*Required task*: Without including any pictures, write out the listing below exactly.

*Data block*:
>>>

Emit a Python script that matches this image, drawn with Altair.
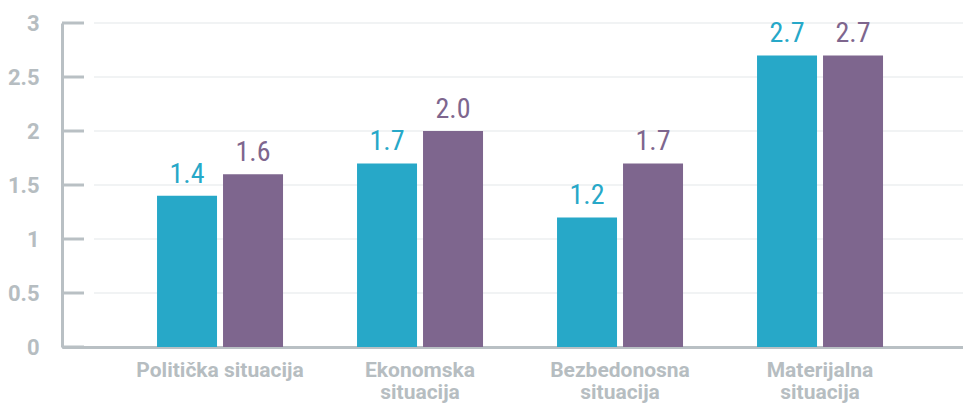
import altair as alt
import pandas as pd

categories = ["Politička situacija", "Ekonomska situacija", "Bezbedonosna situacija", "Materijalna situacija"]
series = ["Grupa 1", "Grupa 2"]
values_1 = [1.4, 1.7, 1.2, 2.7]
values_2 = [1.6, 2.0, 1.7, 2.7]
y_ticks = [0, 0.5, 1, 1.5, 2, 2.5, 3]

TEAL = "#27A8C8"
PURPLE = "#7E668E"
AXIS_GRAY = "#B9C0C4"
LABEL_GRAY = "#B6BDC1"
GRID = "#ECEFF1"

rows = []
for c, a, b in zip(categories, values_1, values_2):
    rows.append({"category": c, "series": series[0], "value": a})
    rows.append({"category": c, "series": series[1], "value": b})
df = pd.DataFrame(rows)
ticks_df = pd.DataFrame({"v": y_ticks})
grid_df = pd.DataFrame({"v": [t for t in y_ticks if t > 0]})

W, H = 901, 324

yscale = alt.Scale(domain=[0, 3], nice=False)

base = alt.Chart(df).encode(
    x=alt.X(
        "category:N",
        sort=categories,
        scale=alt.Scale(paddingInner=0.37, paddingOuter=0.4375, align=0.543),
        axis=alt.Axis(
            title=None,
            labelAngle=0,
            labelFont="Roboto",
            labelFontWeight="bold",
            labelFontSize=21,
            labelColor=LABEL_GRAY,
            labelPadding=12,
            labelLineHeight=22,
            labelLimit=300,
            labelBaseline="top",
            ticks=False,
            domain=True,
            domainColor=AXIS_GRAY,
            domainWidth=3,
            grid=False,
            labelExpr="datum.label == 'Politička situacija' ? datum.label : split(datum.label, ' ')",
        ),
    ),
    xOffset=alt.XOffset("series:N", sort=series, scale=alt.Scale(paddingInner=1 / 11)),
    y=alt.Y(
        "value:Q",
        scale=yscale,
        axis=alt.Axis(
            title=None,
            values=y_ticks,
            format="~g",
            labelFont="Roboto",
            labelFontWeight="bold",
            labelFontSize=22,
            labelColor=LABEL_GRAY,
            labelPadding=23,
            ticks=False,
            domain=True,
            domainColor=AXIS_GRAY,
            domainWidth=3,
            grid=False,
        ),
    ),
    color=alt.Color("series:N", scale=alt.Scale(domain=series, range=[TEAL, PURPLE]), legend=None),
)

bars = base.mark_bar()
labels = base.mark_text(
    dy=-13, baseline="alphabetic",
    font="Roboto Condensed, DejaVu Sans Condensed, Roboto", fontSize=28
).encode(text=alt.Text("value:Q", format=".1f"))

grid = alt.Chart(grid_df).mark_rule(color=GRID, strokeWidth=1.5).encode(
    y=alt.Y("v:Q", scale=yscale),
    x=alt.value(32),
    x2=alt.value(W),
)
tick_rules = alt.Chart(ticks_df).mark_rule(color=AXIS_GRAY, strokeWidth=3).encode(
    y=alt.Y("v:Q", scale=yscale),
    x=alt.value(0),
    x2=alt.value(22),
)

chart = (
    alt.layer(grid, tick_rules, bars, labels)
    .properties(
        width=W,
        height=H,
        autosize=alt.AutoSizeParams(type="none"),
        padding={"left": 54, "top": 15, "right": 0, "bottom": 56},
    )
    .configure_view(stroke=None)
)

chart.save("out.html", embed_options={"renderer": "svg", "actions": False})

<<<

*Final result*:
Emit a Python script that matches this image, drawn with Altair.
import altair as alt
import pandas as pd

categories = ["Politička situacija", "Ekonomska situacija", "Bezbedonosna situacija", "Materijalna situacija"]
series = ["Grupa 1", "Grupa 2"]
values_1 = [1.4, 1.7, 1.2, 2.7]
values_2 = [1.6, 2.0, 1.7, 2.7]
y_ticks = [0, 0.5, 1, 1.5, 2, 2.5, 3]

TEAL = "#27A8C8"
PURPLE = "#7E668E"
AXIS_GRAY = "#B9C0C4"
LABEL_GRAY = "#B6BDC1"
GRID = "#ECEFF1"

rows = []
for c, a, b in zip(categories, values_1, values_2):
    rows.append({"category": c, "series": series[0], "value": a})
    rows.append({"category": c, "series": series[1], "value": b})
df = pd.DataFrame(rows)
ticks_df = pd.DataFrame({"v": y_ticks})
grid_df = pd.DataFrame({"v": [t for t in y_ticks if t > 0]})

W, H = 901, 324

yscale = alt.Scale(domain=[0, 3], nice=False)

base = alt.Chart(df).encode(
    x=alt.X(
        "category:N",
        sort=categories,
        scale=alt.Scale(paddingInner=0.37, paddingOuter=0.4375, align=0.543),
        axis=alt.Axis(
            title=None,
            labelAngle=0,
            labelFont="Roboto",
            labelFontWeight="bold",
            labelFontSize=21,
            labelColor=LABEL_GRAY,
            labelPadding=12,
            labelLineHeight=22,
            labelLimit=300,
            labelBaseline="top",
            ticks=False,
            domain=True,
            domainColor=AXIS_GRAY,
            domainWidth=3,
            grid=False,
            labelExpr="datum.label == 'Politička situacija' ? datum.label : split(datum.label, ' ')",
        ),
    ),
    xOffset=alt.XOffset("series:N", sort=series, scale=alt.Scale(paddingInner=1 / 11)),
    y=alt.Y(
        "value:Q",
        scale=yscale,
        axis=alt.Axis(
            title=None,
            values=y_ticks,
            format="~g",
            labelFont="Roboto",
            labelFontWeight="bold",
            labelFontSize=22,
            labelColor=LABEL_GRAY,
            labelPadding=23,
            ticks=False,
            domain=True,
            domainColor=AXIS_GRAY,
            domainWidth=3,
            grid=False,
        ),
    ),
    color=alt.Color("series:N", scale=alt.Scale(domain=series, range=[TEAL, PURPLE]), legend=None),
)

bars = base.mark_bar()
labels = base.mark_text(
    dy=-13, baseline="alphabetic",
    font="Roboto Condensed, DejaVu Sans Condensed, Roboto", fontSize=28
).encode(text=alt.Text("value:Q", format=".1f"))

grid = alt.Chart(grid_df).mark_rule(color=GRID, strokeWidth=1.5).encode(
    y=alt.Y("v:Q", scale=yscale),
    x=alt.value(32),
    x2=alt.value(W),
)
tick_rules = alt.Chart(ticks_df).mark_rule(color=AXIS_GRAY, strokeWidth=3).encode(
    y=alt.Y("v:Q", scale=yscale),
    x=alt.value(0),
    x2=alt.value(22),
)

chart = (
    alt.layer(grid, tick_rules, bars, labels)
    .properties(
        width=W,
        height=H,
        autosize=alt.AutoSizeParams(type="none"),
        padding={"left": 54, "top": 15, "right": 0, "bottom": 56},
    )
    .configure_view(stroke=None)
)

chart.save("out.html", embed_options={"renderer": "svg", "actions": False})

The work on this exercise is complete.